Dear all, I am conducting a simulation of fluid transport nanochannels, an external force needs to be added to generate a stable density gradient in the system, further generating a stable flow.
To maintain isothermal conditions, need to dissipate the energy generated by external forces, the method I referred to in the literature is to “only use thermostat in the fluid part, not in the nanopore atom part”. The heat is dissipated through the collision of the two, and the temperature of the nanopore atom in this case is calculated. I am very confused that If the “fix command” is not used, the nanopore atom should not update the speed (although there is interaction between the fluid and the channel atom). So, shouldn’t the nanopore atom temperature be 0?
Hi @Tifo,
without the paper reference, it is impossible to tell. The extract you show says nothing about what is applied to the atoms of the nanopore but only to the methane atoms going through it. The paper should state how the equations of motion are solved on the nanopore.
The sentence you quote might suggest that the equations of motion for the nanopore are solved without coupling to a thermostat (which would be equivalent to using fix nve command). But this is only a guess from my side. This would require the definition and application of fix nve to a separate group containing only the nanopore atoms.
Another possible way this could be realized in LAMMPS is to use fix nvt throughout and a temperature bias with compute temp/region applied to the reservoir region.
To me it sounds like you aren’t being precise in describing your simulation, which is a huge problem when you are performing a non-standard simulation.
Collisions transfer heat and equalize the temperatures of two interacting components. The thermostat acting on one component dissipates generated heat.
And one last comment: if there is net flow throughout the system, your thermostat needs to remove that component of kinetic energy to calculate the temperature correctly for the methane gas. temp/com might do it, but you’ll have to verify.
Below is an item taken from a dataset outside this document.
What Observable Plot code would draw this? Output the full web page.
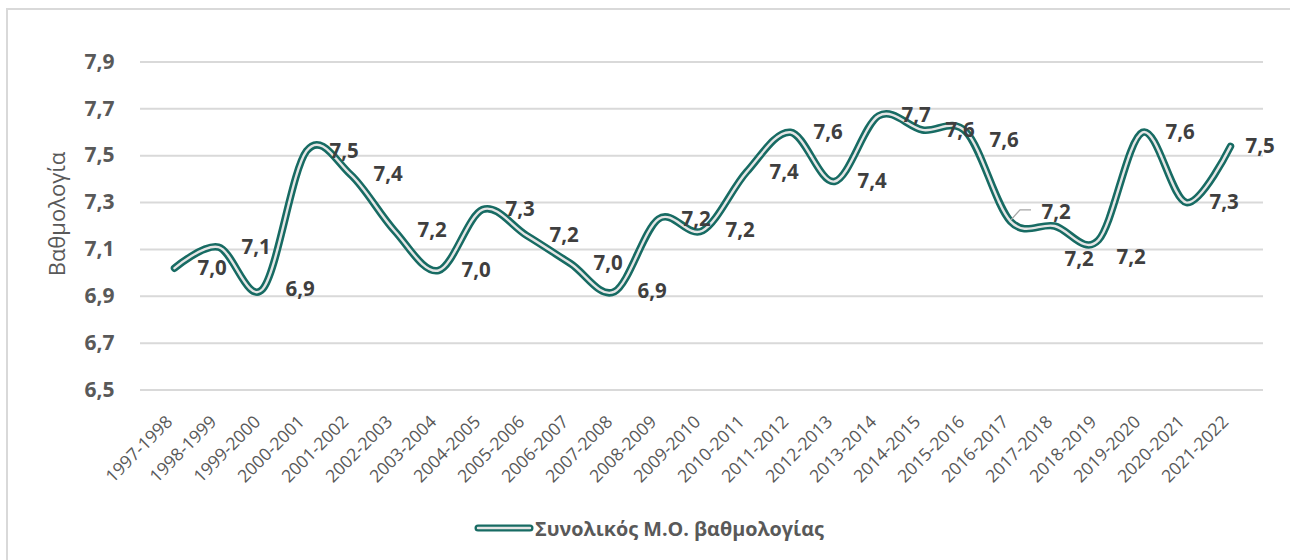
<!DOCTYPE html>
<html>
<head>
<meta charset="utf-8">
<script src="https://cdn.jsdelivr.net/npm/d3@7"></script>
<script src="https://cdn.jsdelivr.net/npm/@observablehq/plot@0.6"></script>
<style>
  html, body { margin: 0; padding: 0; background: #ffffff; }
  #wrap { position: relative; width: 1290px; height: 560px; overflow: hidden; font-family: "Open Sans", "Noto Sans", sans-serif; }
  #frame { position: absolute; left: 6px; top: 8px; width: 1300px; height: 600px; border-top: 2px solid #d9d9d9; border-left: 2px solid #d9d9d9; }
  #chart { position: absolute; left: 0; top: 0; }
  #legend { position: absolute; left: 474px; top: 512px; height: 32px; display: flex; align-items: center; white-space: nowrap; }
  #legend span { font-family: "Open Sans", "Noto Sans", sans-serif; font-weight: 700; font-size: 19.8px; color: #595959; margin-left: 1px; }
</style>
</head>
<body>
<div id="wrap">
  <div id="frame"></div>
  <div id="chart"></div>
  <div id="legend"></div>
</div>
<script>
// ---- data ----
const categories = ["1997-1998","1998-1999","1999-2000","2000-2001","2001-2002","2002-2003","2003-2004","2004-2005","2005-2006","2006-2007","2007-2008","2008-2009","2009-2010","2010-2011","2011-2012","2012-2013","2013-2014","2014-2015","2015-2016","2016-2017","2017-2018","2018-2019","2019-2020","2020-2021","2021-2022"];
const values = [7.02, 7.11, 6.93, 7.52, 7.42, 7.18, 7.01, 7.27, 7.16, 7.04, 6.92, 7.23, 7.18, 7.43, 7.60, 7.39, 7.67, 7.61, 7.60, 7.22, 7.20, 7.14, 7.60, 7.30, 7.54];
const valueLabels = ["7,0","7,1","6,9","7,5","7,4","7,2","7,0","7,3","7,2","7,0","6,9","7,2","7,2","7,4","7,6","7,4","7,7","7,6","7,6","7,2","7,2","7,2","7,6","7,3","7,5"];
const yTicks = [6.5, 6.7, 6.9, 7.1, 7.3, 7.5, 7.7, 7.9];
const yTitle = "Βαθμολογία";
const seriesName = "Συνολικός Μ.Ο. βαθμολογίας";

const data = categories.map((c, i) => ({cat: c, value: values[i], label: valueLabels[i], i}));

// ---- styling ----
const TEAL = "#176b63";
const INNER = "#e6e6e6";
const labelFont = {fontSize: 20.5, fontWeight: "bold", fill: "#3f3f3f", fontFamily: "Open Sans, Noto Sans, sans-serif"};

// label nudges (layout only)
const nudges = {18: [23, 8], 19: [31, -9], 20: [10, 33], 21: [18, 17], 24: [15, 0]};
const defaultNudge = [23, 0];
const groups = d3.groups(data, d => (nudges[d.i] || defaultNudge).join(","));

const leaderMark = (index, scales) => {
  const g = d3.create("svg:g");
  const d = data[19];
  const px = scales.x(d.cat), py = scales.y(d.value);
  g.append("path")
    .attr("d", d3.line()([[px + 1, py - 1], [px + 10, py - 11], [px + 21, py - 11]]))
    .attr("fill", "none").attr("stroke", "#a6a6a6").attr("stroke-width", 1.3);
  return g.node();
};

const plot = Plot.plot({
  width: 1290,
  height: 500,
  marginTop: 61.5,
  marginBottom: 110.5,
  marginLeft: 140,
  marginRight: 27,
  style: {fontFamily: "Open Sans, Noto Sans, sans-serif", background: "transparent", overflow: "visible"},
  x: {type: "point", domain: categories, padding: 0.5, axis: null},
  y: {domain: [6.5, 7.9], axis: null},
  marks: [
    Plot.gridY(yTicks, {stroke: "#d9d9d9", strokeWidth: 2, strokeOpacity: 1}),
    Plot.axisY(yTicks, {
      tickSize: 0, tickPadding: 26, fontSize: 21, fontWeight: "bold", fill: "#595959",
      tickFormat: d => d3.format(".1f")(d).replace(".", ","), label: null
    }),
    Plot.text([yTitle], {frameAnchor: "left", rotate: -90, textAnchor: "middle", lineAnchor: "middle", dx: -83, dy: -12, fontSize: 22, fill: "#595959"}),
    Plot.text(categories, {x: d => d, frameAnchor: "bottom", rotate: -45, textAnchor: "end", lineAnchor: "middle", dx: -5, dy: 29, fontSize: 17.5, fill: "#595959"}),
    Plot.line(data, {x: "cat", y: "value", curve: "cardinal", stroke: "#000", strokeOpacity: 0.4, strokeWidth: 8, dx: 2, dy: 3.5, ariaLabel: "shadow"}),
    Plot.line(data, {x: "cat", y: "value", curve: "cardinal", stroke: TEAL, strokeWidth: 7.5, strokeLinecap: "round", strokeLinejoin: "round"}),
    Plot.line(data, {x: "cat", y: "value", curve: "cardinal", stroke: INNER, strokeWidth: 2.4, strokeLinecap: "round", strokeLinejoin: "round"}),
    leaderMark,
    ...groups.map(([key, rows]) => {
      const [dx, dy] = key.split(",").map(Number);
      return Plot.text(rows, {x: "cat", y: "value", text: "label", textAnchor: "start", lineAnchor: "middle", dx, dy, ...labelFont});
    })
  ]
});

// soft shadow filter
const svg = d3.select(plot);
const defs = svg.insert("defs", ":first-child");
defs.append("filter").attr("id", "softShadow").attr("x", "-5%").attr("y", "-20%").attr("width", "110%").attr("height", "140%")
  .append("feGaussianBlur").attr("stdDeviation", 2.2);
let shadowG = plot.querySelector('g[aria-label="shadow"]');
if (!shadowG) shadowG = plot.querySelectorAll('g[aria-label="line"]')[0];
if (shadowG) shadowG.setAttribute("filter", "url(#softShadow)");

document.getElementById("chart").appendChild(plot);

// legend
const legend = d3.select("#legend");
const sw = legend.append("svg").attr("width", 60).attr("height", 14);
sw.append("line").attr("x1", 4).attr("x2", 56).attr("y1", 7).attr("y2", 7).attr("stroke", TEAL).attr("stroke-width", 7).attr("stroke-linecap", "round");
sw.append("line").attr("x1", 4).attr("x2", 56).attr("y1", 7).attr("y2", 7).attr("stroke", INNER).attr("stroke-width", 2.4).attr("stroke-linecap", "round");
legend.append("span").text(seriesName);
</script>
</body>
</html>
Thanks for everyone’s reply, the paper I referenced has been attached. Corresponding to “scheme 6”, in the temperature graph on the right, both the fluid and nanopore atoms have temperatures, while the nanopore atoms do not use the “fix command”. I am confused about this, at least in my opinion, the article did not mention the use of additional ensembles for nanopore atoms in scheme 6, such as “nve”. In my understanding, in this case, if the nanopore atoms do not have an initial velocity, even if there is interaction with fluid atoms, there should be no temperature
2017_A non-equilibrium molecular dynamics study of methane transport in clay nano-pores_Guan Qin.pdf (1.9 MB)
The documentation of fix nve states that it performs velocity Verlet integration. If you search the paper for “velocity Verlet” you will see how fix nve is to be used.